In my defence I have to say that as I'm in my mid 80s I came to computing in my mid 50s unlike so many young people that I meet nowadays who were bought up from a very early age with a computerised device in their hands.  My primary use of a computer is for word processing and as a result I am sorely lacking in the other computer skills younger people have or the ability to understand computer jargon you use such as:

Over and over again people are told not to click on links in emails.” I’m not even sure what a link is. 

If you need to login to BT or a bank or HMRC or whoever, ALWAYS use the links printed on official letters.” 

I answered what I thought was a BT Email only discovering it was not when a security warning came up.

“If by "send by Pony Express" you mean "send out by post" you should be glad, even if it is inconvenient.”
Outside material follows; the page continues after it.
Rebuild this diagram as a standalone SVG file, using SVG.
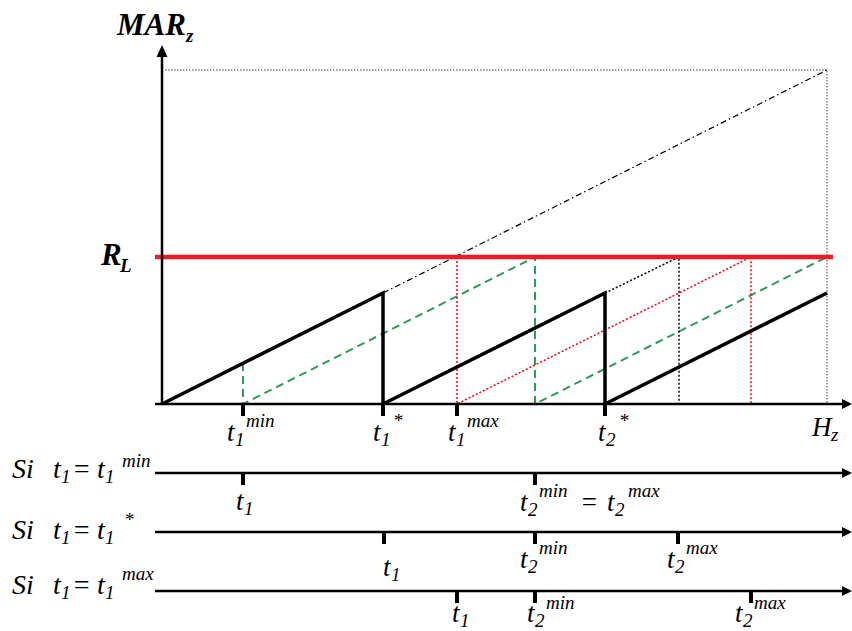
<svg xmlns="http://www.w3.org/2000/svg" width="852" height="631" viewBox="0 0 852 631">
<g id="guides" fill="none">
<path d="M165,70 H827 V404" stroke="#444" stroke-width="1" stroke-dasharray="1.5 1.5"/>
<path d="M383,293 L827,70" stroke="#000" stroke-width="1.2" stroke-dasharray="6 3 1.5 3"/>
<path d="M243,363 V404 L535,257 V404 L827,257" stroke="#2E9B5A" stroke-width="2" stroke-dasharray="8 5"/>
<path d="M457,257 V404 L751,257 V404" stroke="#FF0000" stroke-width="1.5" stroke-dasharray="2 2"/>
<path d="M605,293 L679,257 V404" stroke="#000" stroke-width="1.5" stroke-dasharray="2 2"/>
</g>
<g id="sawtooth">
<path d="M162,404 L383,293 V404 L605,293 V404 L827,293" fill="none" stroke="#000" stroke-width="3.5"/>
</g>
<g id="limit">
<line x1="155" y1="257" x2="833" y2="257" stroke="#ED1C24" stroke-width="4.5"/>
</g>
<g id="axes" stroke="#000">
<line x1="162" y1="404" x2="162" y2="56" stroke-width="2.5"/>
<path d="M162,45 L156.5,57 L167.5,57 Z" fill="#000" stroke="none"/>
<line x1="155" y1="404" x2="843" y2="404" stroke-width="2.5"/>
<path d="M852,404 L842,399 L842,409 Z" fill="#000" stroke="none"/>
<line x1="243" y1="404" x2="243" y2="416" stroke-width="4"/>
<line x1="383" y1="404" x2="383" y2="416" stroke-width="4"/>
<line x1="457" y1="404" x2="457" y2="416" stroke-width="4"/>
<line x1="605" y1="404" x2="605" y2="416" stroke-width="4"/>
</g>
<g id="timelines" stroke="#000">
<line x1="155" y1="473" x2="843" y2="473" stroke-width="2.5"/>
<path d="M852,473 L842,468 L842,478 Z" fill="#000" stroke="none"/>
<line x1="155" y1="532" x2="843" y2="532" stroke-width="2.5"/>
<path d="M852,532 L842,527 L842,537 Z" fill="#000" stroke="none"/>
<line x1="155" y1="591" x2="843" y2="591" stroke-width="2.5"/>
<path d="M852,591 L842,586 L842,596 Z" fill="#000" stroke="none"/>
<line x1="243" y1="473" x2="243" y2="485" stroke-width="4"/>
<line x1="535" y1="473" x2="535" y2="485" stroke-width="4"/>
<line x1="384" y1="532" x2="384" y2="544" stroke-width="4"/>
<line x1="535" y1="532" x2="535" y2="544" stroke-width="4"/>
<line x1="678" y1="532" x2="678" y2="544" stroke-width="4"/>
<line x1="457" y1="591" x2="457" y2="603" stroke-width="4"/>
<line x1="535" y1="591" x2="535" y2="603" stroke-width="4"/>
<line x1="751" y1="591" x2="751" y2="603" stroke-width="4"/>
</g>
<text x="117" y="35" font-family="Liberation Serif" font-style="italic" font-weight="bold" font-size="31">MAR</text>
<text x="186" y="42" font-family="Liberation Serif" font-style="italic" font-weight="bold" font-size="19">z</text>
<text x="101" y="265" font-family="Liberation Serif" font-style="italic" font-weight="bold" font-size="31">R</text>
<text x="120" y="272" font-family="Liberation Serif" font-style="italic" font-weight="bold" font-size="19">L</text>
<text x="812" y="436" font-family="Liberation Serif" font-style="italic" font-size="27">H</text>
<text x="831" y="441" font-family="Liberation Serif" font-style="italic" font-size="19">z</text>
<text x="227" y="441" font-family="Liberation Serif" font-style="italic" font-size="27">t</text>
<text x="235" y="446" font-family="Liberation Serif" font-style="italic" font-size="19">1</text>
<text x="246" y="427" font-family="Liberation Serif" font-style="italic" font-size="19">min</text>
<text x="373" y="441" font-family="Liberation Serif" font-style="italic" font-size="27">t</text>
<text x="381" y="446" font-family="Liberation Serif" font-style="italic" font-size="19">1</text>
<text x="393" y="427" font-family="Liberation Serif" font-style="italic" font-size="19">*</text>
<text x="448" y="441" font-family="Liberation Serif" font-style="italic" font-size="27">t</text>
<text x="456" y="446" font-family="Liberation Serif" font-style="italic" font-size="19">1</text>
<text x="467" y="427" font-family="Liberation Serif" font-style="italic" font-size="19">max</text>
<text x="598" y="441" font-family="Liberation Serif" font-style="italic" font-size="27">t</text>
<text x="606" y="446" font-family="Liberation Serif" font-style="italic" font-size="19">2</text>
<text x="619" y="427" font-family="Liberation Serif" font-style="italic" font-size="19">*</text>
<text x="12" y="478" font-family="Liberation Serif" font-style="italic" font-size="28">Si</text>
<text x="53" y="478" font-family="Liberation Serif" font-style="italic" font-size="28">t</text>
<text x="61" y="483" font-family="Liberation Serif" font-style="italic" font-size="19">1</text>
<text x="72" y="478" font-family="Liberation Serif" font-style="italic" font-size="28">=</text>
<text x="97" y="478" font-family="Liberation Serif" font-style="italic" font-size="28">t</text>
<text x="105" y="483" font-family="Liberation Serif" font-style="italic" font-size="19">1</text>
<text x="122" y="467" font-family="Liberation Serif" font-style="italic" font-size="19">min</text>
<text x="12" y="539" font-family="Liberation Serif" font-style="italic" font-size="28">Si</text>
<text x="53" y="539" font-family="Liberation Serif" font-style="italic" font-size="28">t</text>
<text x="61" y="544" font-family="Liberation Serif" font-style="italic" font-size="19">1</text>
<text x="72" y="539" font-family="Liberation Serif" font-style="italic" font-size="28">=</text>
<text x="97" y="539" font-family="Liberation Serif" font-style="italic" font-size="28">t</text>
<text x="105" y="544" font-family="Liberation Serif" font-style="italic" font-size="19">1</text>
<text x="124" y="526" font-family="Liberation Serif" font-style="italic" font-size="19">*</text>
<text x="12" y="594" font-family="Liberation Serif" font-style="italic" font-size="28">Si</text>
<text x="53" y="594" font-family="Liberation Serif" font-style="italic" font-size="28">t</text>
<text x="61" y="599" font-family="Liberation Serif" font-style="italic" font-size="19">1</text>
<text x="72" y="594" font-family="Liberation Serif" font-style="italic" font-size="28">=</text>
<text x="97" y="594" font-family="Liberation Serif" font-style="italic" font-size="28">t</text>
<text x="105" y="599" font-family="Liberation Serif" font-style="italic" font-size="19">1</text>
<text x="122" y="580" font-family="Liberation Serif" font-style="italic" font-size="19">max</text>
<text x="236" y="510" font-family="Liberation Serif" font-style="italic" font-size="27">t</text>
<text x="244" y="515" font-family="Liberation Serif" font-style="italic" font-size="19">1</text>
<text x="520" y="511" font-family="Liberation Serif" font-style="italic" font-size="27">t</text>
<text x="528" y="516" font-family="Liberation Serif" font-style="italic" font-size="19">2</text>
<text x="539" y="497" font-family="Liberation Serif" font-style="italic" font-size="19">min</text>
<text x="580" y="511" font-family="Liberation Serif" font-style="italic" font-size="27">=</text>
<text x="607" y="511" font-family="Liberation Serif" font-style="italic" font-size="27">t</text>
<text x="615" y="516" font-family="Liberation Serif" font-style="italic" font-size="19">2</text>
<text x="628" y="497" font-family="Liberation Serif" font-style="italic" font-size="19">max</text>
<text x="383" y="576" font-family="Liberation Serif" font-style="italic" font-size="27">t</text>
<text x="391" y="581" font-family="Liberation Serif" font-style="italic" font-size="19">1</text>
<text x="520" y="568" font-family="Liberation Serif" font-style="italic" font-size="27">t</text>
<text x="528" y="573" font-family="Liberation Serif" font-style="italic" font-size="19">2</text>
<text x="539" y="554" font-family="Liberation Serif" font-style="italic" font-size="19">min</text>
<text x="667" y="568" font-family="Liberation Serif" font-style="italic" font-size="27">t</text>
<text x="675" y="573" font-family="Liberation Serif" font-style="italic" font-size="19">2</text>
<text x="686" y="554" font-family="Liberation Serif" font-style="italic" font-size="19">max</text>
<text x="452" y="622" font-family="Liberation Serif" font-style="italic" font-size="27">t</text>
<text x="460" y="627" font-family="Liberation Serif" font-style="italic" font-size="19">1</text>
<text x="527" y="622" font-family="Liberation Serif" font-style="italic" font-size="27">t</text>
<text x="535" y="627" font-family="Liberation Serif" font-style="italic" font-size="19">2</text>
<text x="546" y="609" font-family="Liberation Serif" font-style="italic" font-size="19">min</text>
<text x="735" y="622" font-family="Liberation Serif" font-style="italic" font-size="27">t</text>
<text x="743" y="627" font-family="Liberation Serif" font-style="italic" font-size="19">2</text>
<text x="754" y="609" font-family="Liberation Serif" font-style="italic" font-size="19">max</text>
</svg>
Yes, the message from BT I waited a week for came today and carried precisely the same account password I had been sent previously. On top of that the system BT were attempting to use to send me a PIN Number to my Smart Phone was not working either.

I admire your level of security but if I’m ever forced into that level I will revert to pen and ink.

In conclusion can anyone answer why Emsisoft is not tooled up to deal with these scams and why BT don’t hunt them down?

I will now tell BT to revert to sending my paper accounts but in the meantime I shall be looking for an alternative service that charge me in excess of £60.00  a month for Email and Broadband.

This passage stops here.